With a background in mathematics and physics, I came into data science looking for interesting work that, more or less, involved solving problems with computers. As a high school kid I build HTML-, ASP-, and then PHP-powered websites to, among other things, serve up guitar tabs. As a graduate student I wrote and ran Fortan code on thousands of supercomputer CPU cores at a time to better understand nuclear decay processes.

One of my favorite things about my role in graduate school was the freedom I was given to balance theoretical, literally pencil-and-paper work with heads-down software development. And it’s turned out, by grace and through the encouragement of my company, that data science offers a similar blend of theory and practice. I’ve applied mean field theory to the analysis of contagions on networks, and I’ve reimplemented deep learning algorithms from scratch for fun. It’s pretty neat.

Recently, I’m especially interested in a few areas, but these change regularly:

  1. Bringing software development best practices into data science
  2. Modern deep-learning-powered text/NLP algorithms
  3. “Fairness” in machine learning/artificial intelligence/whatever buzzword you like

Projects

Most of these are learning projects or fun spare-time things. A couple (e.g., the Neo4j DB Manager) came about during work time, too.

arxivrss (Python)

Available on GitHub

I use the arxiv.org RSS feeds to (try to) stay current on a number of physics, deep learning, and machine learning fields, but there are typically papers put into these feeds every day. But, many of these feed items are either (1) updates to original papers or (2) so-called “cross posts” that either point back to a feed in my collection or are duplicated across multiple feeds (e.g., a nucl-th article is cross posted to both the cs.LG and stat.ML machine-learning subject areas). The arxivrss package strips these unwanted items and slightly reformats the RSS entries, resulting in about a 60% reduction in feed volume.


emojidome (R)

Available on GitHub

The r-emojiome R package bundles up the results of XKCD no. 2131 with some additional data. No. 2131 was a multi-day March Madness-style bracketed tournament where readers voted in a series of head-to-head emoji matches to decide which was victorious. The package bundles the final game results and commentary from XKCD as well as (roughly) contemporary results from the emojitracker to get a sense of the relative popularity of the emoji.


Scrivo Blog Engine (Python)

Available on GitLab

Scrivo (“I write” in Italian) is the simple Python package I wrote to build this website. It generates static HTML from Markdown files using Markdown and Jinja2, with some additional logic for handling blog posts.

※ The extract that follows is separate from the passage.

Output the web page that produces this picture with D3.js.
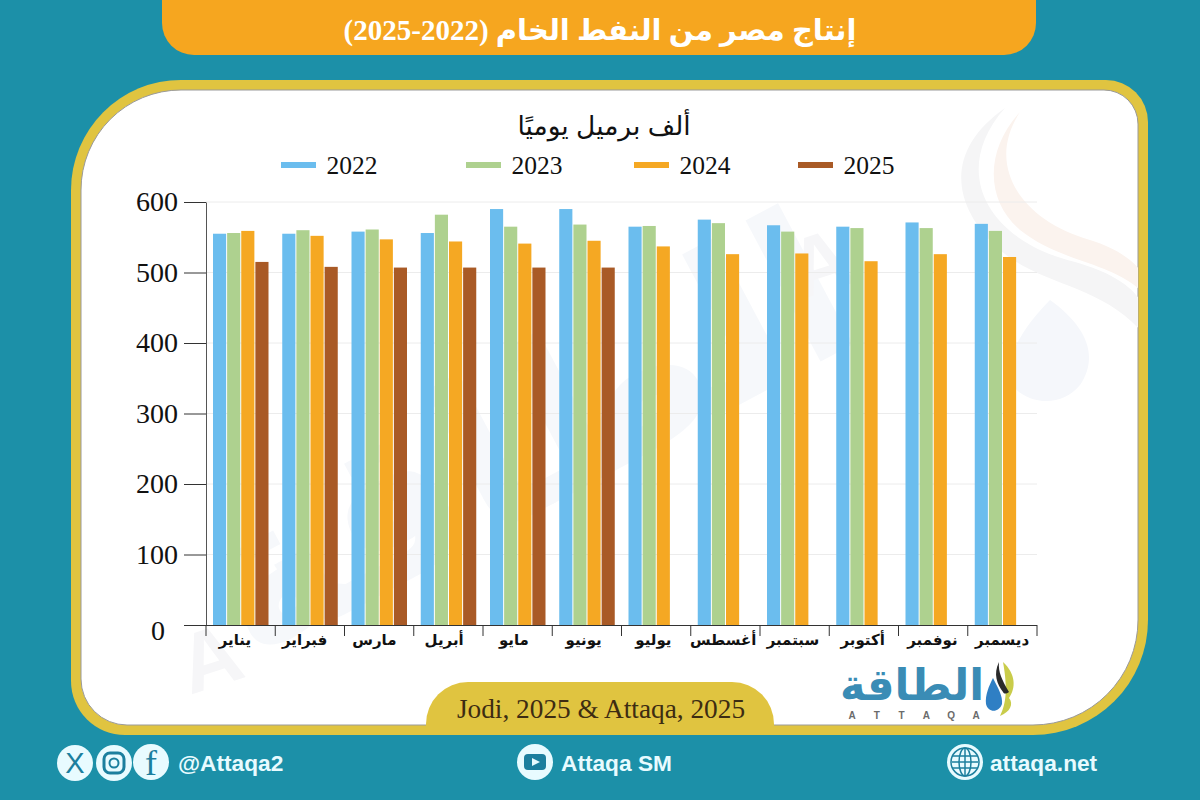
<!DOCTYPE html>
<html lang="ar">
<head>
<meta charset="utf-8">
<script src="https://cdn.jsdelivr.net/npm/d3@7"></script>
<style>
    html, body { margin: 0; padding: 0; background: #1c90a8; }
    svg { display: block; }
    .serif { font-family: "Liberation Serif", serif; }
    .sans { font-family: "Liberation Sans", Arial, sans-serif; }
    .ar { font-family: "Liberation Sans", "DejaVu Sans", sans-serif; direction: rtl; }
    .arserif { font-family: "Liberation Serif", "DejaVu Sans", serif; direction: rtl; }
</style>
</head>
<body>
<svg id="chart" width="1200" height="800"></svg>
<script>
var months = ['يناير', 'فبراير', 'مارس', 'أبريل', 'مايو', 'يونيو', 'يوليو', 'أغسطس', 'سبتمبر', 'أكتوبر', 'نوفمبر', 'ديسمبر'];
var years = ['2022', '2023', '2024', '2025'];
var values2022 = [555, 555, 558, 556, 590, 590, 565, 575, 567, 565, 571, 569];
var values2023 = [556, 560, 561, 582, 565, 568, 566, 570, 558, 563, 563, 559];
var values2024 = [559, 552, 547, 544, 541, 545, 537, 526, 527, 516, 526, 522];
var values2025 = [515, 508, 507, 507, 507, 507, null, null, null, null, null, null];
var yTicks = [0, 100, 200, 300, 400, 500, 600];
var seriesColors = ['#6bbdee', '#aed18f', '#f5a823', '#a95a26'];
var legendX = [281, 466, 634, 798];

var series = [values2022, values2023, values2024, values2025];

var svg = d3.select('#chart');

// path for a box with its own radius on every corner
function roundedBox(x, y, w, h, tl, tr, br, bl) {
    return 'M' + (x + tl) + ',' + y +
        'H' + (x + w - tr) + 'A' + tr + ',' + tr + ' 0 0 1 ' + (x + w) + ',' + (y + tr) +
        'V' + (y + h - br) + 'A' + br + ',' + br + ' 0 0 1 ' + (x + w - br) + ',' + (y + h) +
        'H' + (x + bl) + 'A' + bl + ',' + bl + ' 0 0 1 ' + x + ',' + (y + h - bl) +
        'V' + (y + tl) + 'A' + tl + ',' + tl + ' 0 0 1 ' + (x + tl) + ',' + y + 'Z';
}

function drawFrame() {
    svg.append('rect').attr('width', 1200).attr('height', 800).attr('fill', '#1c90a8');

    // title banner
    svg.append('path')
        .attr('d', roundedBox(162, -40, 874, 95, 0, 0, 32, 32))
        .attr('fill', '#f6a61f');
    svg.append('text')
        .attr('class', 'arserif')
        .attr('x', 600).attr('y', 40)
        .attr('text-anchor', 'middle')
        .attr('font-size', 29).attr('font-weight', 'bold')
        .attr('fill', '#fff')
        .text('إنتاج مصر من النفط الخام (2022-2025)');

    // card
    svg.append('path')
        .attr('d', roundedBox(71, 80, 1077, 655, 110, 42, 115, 54))
        .attr('fill', '#e0c440');
    var card = roundedBox(81, 90, 1057, 635, 100, 34, 105, 46);
    svg.append('path')
        .attr('d', card)
        .attr('fill', '#fff')
        .attr('stroke', '#9a9a9a')
        .attr('stroke-width', 1);
    svg.append('clipPath').attr('id', 'cardClip').append('path').attr('d', card);
}

function drawWatermark() {
    var wm = svg.append('g').attr('clip-path', 'url(#cardClip)');

    // swooshes and drop of the logo, top right
    wm.append('path')
        .attr('d', 'M1005,108C950,170 985,240 1075,262C1110,272 1130,285 1140,300V330C1100,285 1040,285 1000,250C950,205 945,150 1005,108Z')
        .attr('fill', '#f5f5f6');
    wm.append('path')
        .attr('d', 'M1020,112C985,165 1020,220 1090,240C1115,248 1130,258 1140,270V290C1110,262 1060,262 1020,230C985,200 985,150 1020,112Z')
        .attr('fill', '#fbf3ee');
    wm.append('path')
        .attr('d', 'M1050,300C1085,325 1100,355 1080,385C1060,410 1020,405 1005,375C1012,345 1030,320 1050,300Z')
        .attr('fill', '#f5f7fb');

    // faint rotated logo behind the bars
    wm.append('text')
        .attr('class', 'ar')
        .attr('transform', 'translate(560,500) rotate(-28)')
        .attr('text-anchor', 'middle')
        .attr('font-size', 210).attr('font-weight', 'bold')
        .attr('fill', '#f6f8fb')
        .text('الطاقة');
    wm.append('text')
        .attr('class', 'sans')
        .attr('transform', 'translate(190,695) rotate(-18)')
        .attr('font-size', 84).attr('font-weight', 'bold')
        .attr('fill', '#f6f6f8')
        .text('A');
    wm.append('text')
        .attr('class', 'sans')
        .attr('transform', 'translate(800,300) rotate(-18)')
        .attr('font-size', 84).attr('font-weight', 'bold')
        .attr('fill', '#f6f6f8')
        .text('A');
}

function drawChart() {
    var x = d3.scaleBand().domain(months).range([206, 1037]);
    var xInner = d3.scaleBand().domain(years).range([7, 62.5]).paddingInner(0.07);
    // labels in the picture do not sit quite on the band centres
    var xLabels = d3.scaleBand().domain(months).range([200, 1037]);
    var y = d3.scaleLinear().domain([0, 600]).range([625, 202]);

    // grid
    svg.append('g')
        .selectAll('line')
        .data(yTicks.slice(1))
        .join('line')
        .attr('x1', 206).attr('x2', 1037)
        .attr('y1', function (d) { return y(d); })
        .attr('y2', function (d) { return y(d); })
        .attr('stroke', '#ececec');

    // bars
    series.forEach(function (values, i) {
        svg.append('g')
            .attr('fill', seriesColors[i])
            .selectAll('rect')
            .data(values.map(function (v, m) { return { month: months[m], value: v }; })
                .filter(function (d) { return d.value !== null; }))
            .join('rect')
            .attr('x', function (d) { return x(d.month) + xInner(years[i]); })
            .attr('y', function (d) { return y(d.value); })
            .attr('width', xInner.bandwidth())
            .attr('height', function (d) { return y(0) - y(d.value); });
    });

    // y axis
    var yAxis = svg.append('g')
        .attr('transform', 'translate(206,0)')
        .call(d3.axisLeft(y).tickValues(yTicks).tickSize(22).tickSizeOuter(0).tickPadding(6));
    yAxis.selectAll('line').attr('stroke', '#333');
    yAxis.select('.domain').attr('stroke', '#555');
    yAxis.selectAll('text')
        .attr('class', 'serif')
        .attr('font-size', 28)
        .attr('font-family', null)
        .attr('fill', '#111');
    // the zero label is pulled away from the corner
    yAxis.selectAll('.tick text')
        .filter(function (d) { return d === 0; })
        .attr('x', -41)
        .attr('dy', '0.5em');

    // x axis, ticks sit on the band edges so they are drawn apart from the labels
    var xAxis = svg.append('g')
        .attr('transform', 'translate(0,625)')
        .call(d3.axisBottom(xLabels).tickSize(0).tickPadding(9));
    xAxis.select('.domain').attr('d', 'M184,0.5H1037').attr('stroke', '#333');
    xAxis.selectAll('text')
        .attr('class', 'ar')
        .attr('font-family', null)
        .attr('font-size', 15)
        .attr('font-weight', 'bold')
        .attr('fill', '#111');
    xAxis.selectAll('line.edge')
        .data(months.map(function (m) { return x(m); }).concat([x.range()[1]]))
        .join('line')
        .attr('class', 'edge')
        .attr('x1', function (d) { return d; })
        .attr('x2', function (d) { return d; })
        .attr('y1', 0).attr('y2', 11)
        .attr('stroke', '#333');

    // unit and legend
    svg.append('text')
        .attr('class', 'ar')
        .attr('x', 604).attr('y', 135)
        .attr('text-anchor', 'middle')
        .attr('font-size', 26.5)
        .attr('fill', '#111')
        .text('ألف برميل يوميًا');

    var legend = svg.append('g')
        .selectAll('g')
        .data(years)
        .join('g')
        .attr('transform', function (d, i) { return 'translate(' + legendX[i] + ',165)'; });
    legend.append('rect')
        .attr('y', -3).attr('width', 35).attr('height', 6)
        .attr('fill', function (d, i) { return seriesColors[i]; });
    legend.append('text')
        .attr('class', 'serif')
        .attr('x', 45.5).attr('y', 9)
        .attr('font-size', 25.5)
        .attr('fill', '#111')
        .text(function (d) { return d; });
}

function drawSource() {
    svg.append('path')
        .attr('d', roundedBox(426, 682, 348, 53, 42, 42, 0, 0))
        .attr('fill', '#e0c440');
    svg.append('text')
        .attr('class', 'serif')
        .attr('x', 601).attr('y', 718)
        .attr('text-anchor', 'middle')
        .attr('font-size', 27.3)
        .attr('fill', '#3d2c12')
        .text('Jodi, 2025 & Attaqa, 2025');
}

function drawLogo() {
    var logo = svg.append('g');
    logo.append('text')
        .attr('class', 'ar')
        .attr('x', 984).attr('y', 700)
        .attr('text-anchor', 'start')
        .attr('textLength', 144)
        .attr('lengthAdjust', 'spacingAndGlyphs')
        .attr('font-size', 44).attr('font-weight', 'bold')
        .attr('fill', '#3a8cb5')
        .text('الطاقة');
    logo.selectAll('text.latin')
        .data(['A', 'T', 'T', 'A', 'Q', 'A'])
        .join('text')
        .attr('class', 'latin sans')
        .attr('x', function (d, i) { return 852 + i * 24.8; })
        .attr('y', 719)
        .attr('text-anchor', 'middle')
        .attr('font-size', 10).attr('font-weight', 'bold')
        .attr('fill', '#6b6b6b')
        .text(function (d) { return d; });
    // drop with its coloured swirls
    logo.append('path')
        .attr('d', 'M1003,662C1016,674 1016,688 1009,698C1014,704 1010,712 1000,716C1006,704 1008,690 1003,662Z')
        .attr('fill', '#c9cc4a');
    logo.append('path')
        .attr('d', 'M999,662C998,672 1002,680 1009,692C1006,694 1004,694 1003,692C997,684 993,674 999,662Z')
        .attr('fill', '#2a2a2a');
    logo.append('path')
        .attr('d', 'M993,678C998,688 1003,696 1002,704C999,713 988,713 986,704C985,695 989,686 993,678Z')
        .attr('fill', '#2f7fc4');
}

function drawFooter() {
    var ink = '#1c7f9e';
    var pale = '#e8fbff';
    var icons = svg.append('g').attr('fill', pale);
    [[75, 763], [114, 763], [151, 762], [535, 762], [965, 762]].forEach(function (c) {
        icons.append('circle').attr('cx', c[0]).attr('cy', c[1]).attr('r', 18);
    });

    // X
    icons.append('text').attr('class', 'sans')
        .attr('x', 75).attr('y', 773).attr('text-anchor', 'middle')
        .attr('font-size', 29).attr('fill', ink).text('X');
    // instagram
    icons.append('rect').attr('x', 104).attr('y', 753).attr('width', 20).attr('height', 20).attr('rx', 6)
        .attr('fill', 'none').attr('stroke', ink).attr('stroke-width', 3);
    icons.append('circle').attr('cx', 114).attr('cy', 763).attr('r', 4.5)
        .attr('fill', 'none').attr('stroke', ink).attr('stroke-width', 2);
    // facebook
    icons.append('text').attr('class', 'serif')
        .attr('x', 151).attr('y', 775).attr('text-anchor', 'middle')
        .attr('font-size', 36).attr('fill', ink).text('f');
    // youtube
    icons.append('rect').attr('x', 524).attr('y', 754).attr('width', 22).attr('height', 16).attr('rx', 4).attr('fill', ink);
    icons.append('path').attr('d', 'M532,758L540,762L532,766Z').attr('fill', pale);
    // globe
    var globe = svg.append('g').attr('fill', 'none').attr('stroke', ink).attr('stroke-width', 1.5);
    globe.append('circle').attr('cx', 965).attr('cy', 762).attr('r', 14);
    globe.append('ellipse').attr('cx', 965).attr('cy', 762).attr('rx', 6).attr('ry', 14);
    [-6, 0, 6].forEach(function (dy) {
        globe.append('line').attr('x1', 952).attr('x2', 978).attr('y1', 762 + dy).attr('y2', 762 + dy);
    });
    globe.append('line').attr('x1', 965).attr('x2', 965).attr('y1', 748).attr('y2', 776);

    var footerText = [['@Attaqa2', 178], ['Attaqa SM', 561], ['attaqa.net', 990]];
    svg.append('g')
        .selectAll('text')
        .data(footerText)
        .join('text')
        .attr('class', 'sans')
        .attr('x', function (d) { return d[1]; })
        .attr('y', 771)
        .attr('font-size', 22.7).attr('font-weight', 'bold')
        .attr('fill', pale)
        .text(function (d) { return d[0]; });
}

drawFrame();
drawWatermark();
drawChart();
drawSource();
drawLogo();
drawFooter();
</script>
</body>
</html>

bcf Bayesian Game Simulations (R)

Available on GitHub
Read the blog post

I wrote the bcf R package as a way to understand Approximate Bayesian Computation a bit better. The package simulates turn-based head-to-head competitions by approximating games as simple coin flips. Each player or team is modeled as a coin with some prior probability distribution for landing heads-up in a given flip, and the player or team that first obtains a Heads result wins. Ties are broken by running sub-games among the participating players as necessary.

The idea for this package came from multiplayer dart-throwing competitions in my office and the need desire to roughly quantify players’ skill levels. I learned a ton from well-written articles by Rasmus Bååth and Darren Wilkinson.


Object Detector (Python)

Available on GitHub

The object-detector package is a straightforward implementation of YOLO 3 as a way to better understand the PyTorch deep learning framework. I’d just wrapped a project using Joseph Redmon’s original Darknet implementation, so the implementation details were fresh in my mind. And Python is much easier for me to write in than C.


Neo4j Database Manager (Python)

Available on GitHub

I wrote the neo4j-db-manager tool to make it easier to manage multiple Neo4j databases while I was working on graph database projects at work. It’s a pretty simple tool (and might be obviated by Neo4j 4.0?), but it was handy when I needed it and even got picked up in This Week in Neo4j, which was pretty gratifying.

Writing

Blog Posts

Other Places

The 42 V’s of Big Data and Data Science

For Elder Research, syndicated to KDnuggets, etc.

Encouraged by my boss at the time, I wrote a satirical post about the ever-increasing number of “V’s” of analytics/big data/machine learning (e.g., “velocity,” “value,” …) as a way to poke fun at the business world’s appetite for silly alliteration. Unfortunately, the satire was too well hidden, and more than one group thought we were serious.